The Macro-Structure (The Skeleton)

Advanced papers generally follow the IMRaD model, even in the humanities:

  • Introduction: Move from the “General” (the broad field) to the “Specific” (your research question). This is often called the “Funnel Approach.”

  • Literature Review: This is not a summary; it is a thematic synthesis. You are map-making, showing where scholars agree and where they clash.

  • Methodology/Theoretical Framework: Here, you justify the lens through which you are looking. Why this theory? Why this data?

  • Results/Analysis: The heart of the work. This is where you present your “evidence.”

  • Discussion/Conclusion: You zoom back out. What does your specific finding mean for the general field?

The Micro-Structure: The “PEEL” Paragraph

Every paragraph must be a self-contained argument:

  1. Point: The topic sentence.

  2. Evidence: The data, quote, or citation.

  3. Explanation: Why does this evidence prove your point? (Most students skip this!)

  4. Link: How does this paragraph connect to the next one?

3. The Art of the Literature Review: Mapping the Conversation

A common pitfall at the postgraduate level is writing a literature review that reads like a grocery list: “Smith said X, Jones said Y, Brown said Z.”

The Masterful Approach: Group authors by school of thought.

  • “While the Traditionalists (Smith, 2019; Jones, 2021) argue for X, a rising group of Revisionists (Brown, 2023; Lee, 2024) suggests that…”

By doing this, you aren’t just reporting; you are curating. You are showing your professor that you understand the “politics” and history of your subject.

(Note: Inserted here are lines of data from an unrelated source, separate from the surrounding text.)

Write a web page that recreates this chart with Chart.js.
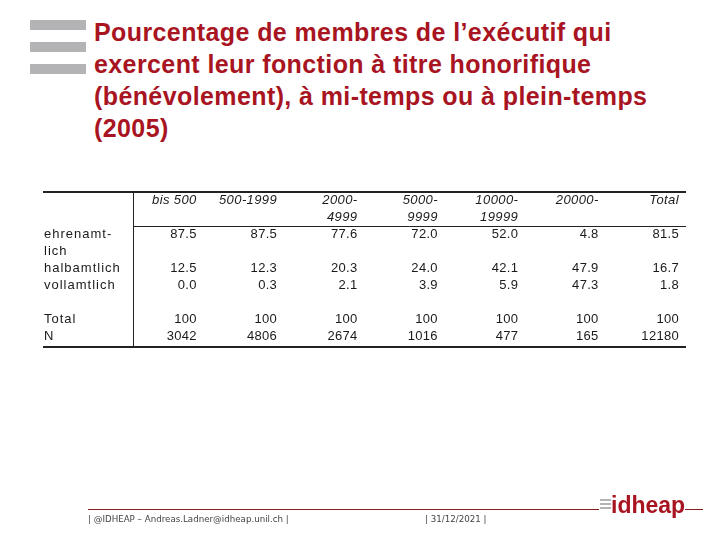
<!DOCTYPE html>
<html lang="fr">
<head>
    <meta charset="UTF-8">
    <title>Pourcentage de membres de l'exécutif</title>
    <script src="https://cdn.jsdelivr.net/npm/chart.js"></script>
    <style>
        body {
            margin: 0;
            width: 720px;
            height: 540px;
            background: #ffffff;
            position: relative;
            overflow: hidden;
            font-family: "Liberation Sans", Arial, sans-serif;
        }
        .bar {
            position: absolute;
            left: 30px;
            width: 56px;
            height: 10px;
            background: #b3b3b5;
        }
        h2 {
            position: absolute;
            left: 94px;
            top: 16px;
            margin: 0;
            font-size: 25px;
            line-height: 32px;
            letter-spacing: 0.4px;
            font-weight: bold;
            color: #a8141f;
        }
        #tableChart {
            position: absolute;
            left: 0;
            top: 0;
        }
        .rule {
            position: absolute;
            top: 509px;
            height: 1px;
            background: #8b1c22;
        }
        .foot {
            position: absolute;
            top: 514px;
            font-family: "DejaVu Sans", Verdana, sans-serif;
            font-size: 8.7px;
            color: #444;
        }
        .logo {
            position: absolute;
            left: 611px;
            top: 492px;
            font-family: "Liberation Sans Narrow", "Liberation Sans", Arial, sans-serif;
            font-stretch: condensed;
            font-weight: bold;
            font-size: 23px;
            color: #a8141f;
        }
        .logo-bar {
            position: absolute;
            left: 600px;
            width: 11px;
            height: 2px;
            background: #b3b3b5;
        }
    </style>
</head>
<body>

<div class="bar" style="top:20px"></div>
<div class="bar" style="top:42px"></div>
<div class="bar" style="top:64px"></div>

<h2>Pourcentage de membres de l’exécutif qui<br>
exercent leur fonction à titre honorifique<br>
(bénévolement), à mi-temps ou à plein-temps<br>
(2005)</h2>

<canvas id="tableChart" width="720" height="540"></canvas>

<div class="rule" style="left:88px; width:511px"></div>
<div class="rule" style="left:685px; width:18px"></div>
<div class="logo-bar" style="top:499px"></div>
<div class="logo-bar" style="top:503px"></div>
<div class="logo-bar" style="top:507px"></div>
<div class="logo">idheap</div>
<div class="foot" style="left:88px">| @IDHEAP – Andreas.Ladner@idheap.unil.ch |</div>
<div class="foot" style="left:425px">| 31/12/2021 |</div>

<script>
    // Table data
    const columnLabels = ['bis 500', '500-1999', '2000-\n4999', '5000-\n9999', '10000-\n19999', '20000-', 'Total'];
    const rowLabels = ['ehrenamt-\nlich', 'halbamtlich', 'vollamtlich', 'Total', 'N'];
    const ehrenamtlich = [87.5, 87.5, 77.6, 72.0, 52.0, 4.8, 81.5];
    const halbamtlich = [12.5, 12.3, 20.3, 24.0, 42.1, 47.9, 16.7];
    const vollamtlich = [0.0, 0.3, 2.1, 3.9, 5.9, 47.3, 1.8];
    const totalPct = [100, 100, 100, 100, 100, 100, 100];
    const nCases = [3042, 4806, 2674, 1016, 477, 165, 12180];

    const rowSeries = [ehrenamtlich, halbamtlich, vollamtlich, totalPct, nCases];
    const rowDecimals = [1, 1, 1, 0, 0];
    // line slot of each row in the table grid (0-1 = header)
    const rowSlots = [2, 4, 5, 7, 8];

    const textColor = '#1a1a1a';
    const lineColor = '#222222';

    // plugin that writes the cell texts and the rules from the scales
    const tablePlugin = {
        id: 'tableText',
        afterDatasetsDraw(chart) {
            const ctx = chart.ctx;
            const xs = chart.scales.x;
            const ys = chart.scales.y;
            const colW = xs.getPixelForValue(1) - xs.getPixelForValue(0);
            const left = chart.chartArea.left;
            const right = chart.chartArea.right;
            const top = chart.chartArea.top;
            const bottom = chart.chartArea.bottom;

            ctx.save();
            ctx.fillStyle = textColor;
            ctx.textBaseline = 'middle';

            // header
            ctx.font = 'italic 13px "Liberation Sans", Arial, sans-serif';
            ctx.letterSpacing = '0.4px';
            ctx.textAlign = 'right';
            columnLabels.forEach((lab, i) => {
                const x = xs.getPixelForValue(i + 1) + colW / 2 - 7;
                lab.split('\n').forEach((line, k) => {
                    ctx.fillText(line, x, ys.getPixelForValue(k));
                });
            });

            // row labels
            ctx.font = '13px "Liberation Sans", Arial, sans-serif';
            ctx.letterSpacing = '1px';
            ctx.textAlign = 'left';
            rowLabels.forEach((lab, r) => {
                lab.split('\n').forEach((line, k) => {
                    ctx.fillText(line, left + 1, ys.getPixelForValue(rowSlots[r] + k));
                });
            });

            // values at the point positions
            ctx.letterSpacing = '0.3px';
            ctx.textAlign = 'right';
            chart.data.datasets.forEach((ds, r) => {
                const meta = chart.getDatasetMeta(r);
                meta.data.forEach((pt, i) => {
                    const v = rowSeries[r][i];
                    ctx.fillText(v.toFixed(rowDecimals[r]), pt.x + colW / 2 - 7, pt.y);
                });
            });

            // rules
            ctx.strokeStyle = lineColor;
            ctx.lineWidth = 2;
            ctx.beginPath();
            ctx.moveTo(left, top);
            ctx.lineTo(right, top);
            ctx.moveTo(left, bottom + 2);
            ctx.lineTo(right, bottom + 2);
            ctx.stroke();

            const vx = Math.round(xs.getPixelForValue(0.5) + 10) + 0.5;
            ctx.lineWidth = 1;
            ctx.beginPath();
            ctx.moveTo(vx, top);
            ctx.lineTo(vx, bottom + 2);
            ctx.moveTo(vx, Math.round(ys.getPixelForValue(1.5)) + 0.5);
            ctx.lineTo(right, Math.round(ys.getPixelForValue(1.5)) + 0.5);
            ctx.stroke();
            ctx.restore();
        }
    };

    new Chart(document.getElementById('tableChart'), {
        type: 'scatter',
        data: {
            datasets: rowSeries.map((vals, r) => ({
                label: rowLabels[r],
                data: vals.map((v, i) => ({ x: i + 1, y: rowSlots[r] })),
                pointRadius: 0,
                pointHoverRadius: 0
            }))
        },
        options: {
            responsive: false,
            animation: false,
            events: [],
            layout: {
                padding: { left: 43, right: 34, top: 192, bottom: 195 }
            },
            scales: {
                x: { type: 'linear', min: -0.5, max: 7.5, display: false },
                y: { type: 'linear', min: -0.5, max: 8.5, reverse: true, display: false }
            },
            plugins: {
                legend: { display: false },
                tooltip: { enabled: false }
            }
        },
        plugins: [tablePlugin]
    });
</script>

</body>
</html>
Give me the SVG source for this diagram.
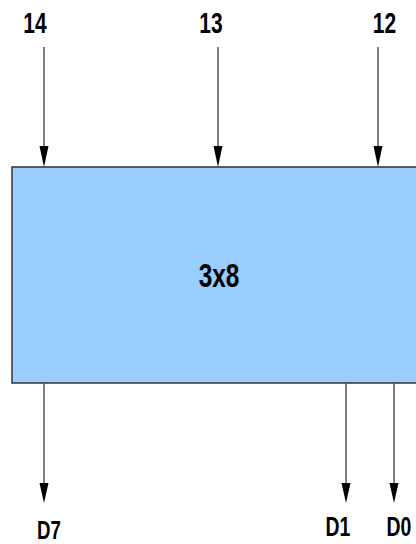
<svg xmlns="http://www.w3.org/2000/svg" width="416" height="544" viewBox="0 0 416 544">
  <style>
    .lbl { font-family: "Liberation Sans", Arial, sans-serif; font-weight: bold; fill: #000; text-anchor: middle; }
    .wire { stroke: #555; stroke-width: 1.5; fill: none; }
    .head { fill: #000; }
  </style>
  <rect width="416" height="544" fill="#fff"/>

  <!-- decoder block -->
  <g id="decoder">
    <rect x="12" y="167" width="420" height="216" fill="#99ccff" stroke="#333" stroke-width="1.5"/>
    <text class="lbl" font-size="33" transform="translate(219,287) scale(0.74,1)">3x8</text>
  </g>

  <!-- input labels -->
  <g id="in14"><text class="lbl" font-size="30" transform="translate(35,33) scale(0.7,1)">14</text></g>
  <g id="in13"><text class="lbl" font-size="30" transform="translate(211,33) scale(0.7,1)">13</text></g>
  <g id="in12"><text class="lbl" font-size="30" transform="translate(384.5,33) scale(0.7,1)">12</text></g>

  <!-- output labels -->
  <g id="outD7"><text class="lbl" font-size="26" transform="translate(49,539) scale(0.72,1)">D7</text></g>
  <g id="outD1"><text class="lbl" font-size="27" transform="translate(338,536) scale(0.72,1)">D1</text></g>
  <g id="outD0"><text class="lbl" font-size="27" transform="translate(399,536) scale(0.72,1)">D0</text></g>

  <!-- connectors -->
  <g id="connectors">
    <line class="wire" x1="44" y1="47" x2="44" y2="150"/>
    <polygon class="head" points="39.5,146 48.5,146 44,167"/>
    <line class="wire" x1="218" y1="47" x2="218" y2="150"/>
    <polygon class="head" points="213.5,146 222.5,146 218,167"/>
    <line class="wire" x1="378" y1="47" x2="378" y2="150"/>
    <polygon class="head" points="373.5,146 382.5,146 378,167"/>

    <line class="wire" x1="44" y1="383" x2="44" y2="487"/>
    <polygon class="head" points="39.5,483 48.5,483 44,503"/>
    <line class="wire" x1="346" y1="383" x2="346" y2="487"/>
    <polygon class="head" points="341.5,483 350.5,483 346,503"/>
    <line class="wire" x1="394" y1="383" x2="394" y2="487"/>
    <polygon class="head" points="389.5,483 398.5,483 394,503"/>
  </g>
</svg>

4. Academic Voice and Tone: The “Goldilocks” Zone

Students often think academic writing must be “fancy” or “wordy.” This leads to “thesaurus syndrome”—using big words incorrectly.

Precision Over Pretense

  • Bad: “The utilization of pedagogical methodologies was implemented to facilitate student comprehension.”

  • Good: “Teachers used active learning to help students understand.”

The Rule of Thumb: Use the simplest word that carries the exact meaning. If “use” works, don’t use “utilize.” However, if a technical term (like “neuroplasticity”) is the only way to be accurate, use it.

5. The Ethics of Citation and Academic Integrity

In 2026, academic integrity is more complex than ever. With the rise of AI tools, the focus has shifted from “did you write this?” to “how did you build this?”

The Three Pillars of Citation

  1. Attribution: Give credit where it’s due.

  2. Verification: Allow your reader to find the source themselves.

  3. Context: Show how your work fits into the existing timeline.

Pro-Tip: Use a reference manager (like Zotero or Mendeley). Manually formatting APA or Harvard style in 2026 is a waste of your cognitive energy.

6. The Editing Process: The “Three-Pass” System

Never try to edit for everything at once. You will miss things.

  • Pass 1: Logic and Flow. Does the argument make sense? Are the transitions smooth? (Delete entire paragraphs if they don’t fit).

  • Pass 2: Clarity and Tone. Fix the clunky sentences. Remove “hedging” words like “it seems that” or “I think.”

  • Pass 3: The “Micro” Check. Spelling, grammar, and citation formatting. Read the paper backward (sentence by sentence) to catch errors your brain usually skips.

7. Overcoming the Psychological Hurdles

High-level academic writing is as much a mental game as it is a technical one.

Imposter Syndrome

Many students feel like “frauds” when trying to sound like an expert. The secret? Even the most famous professors feel this way. The goal isn’t to be an expert; it’s to be a rigorous inquirer.

The “Shitty First Draft”

Allow yourself to write a terrible first draft. You cannot polish a blank page. Get the “dirt” out of your head and onto the screen; you can turn it into “gold” during the editing phase.

8. Conclusion: The Power of the Written Word

Advanced academic writing is the most powerful tool in your professional arsenal. It is the ability to take a complex, chaotic idea and forge it into a clear, persuasive argument. Whether you are writing a Master’s thesis or a business proposal, the clarity of your writing reflects the clarity of your mind.

Mastering this craft takes time, but the rewards—in grades, in career opportunities, and in personal growth—are limitless.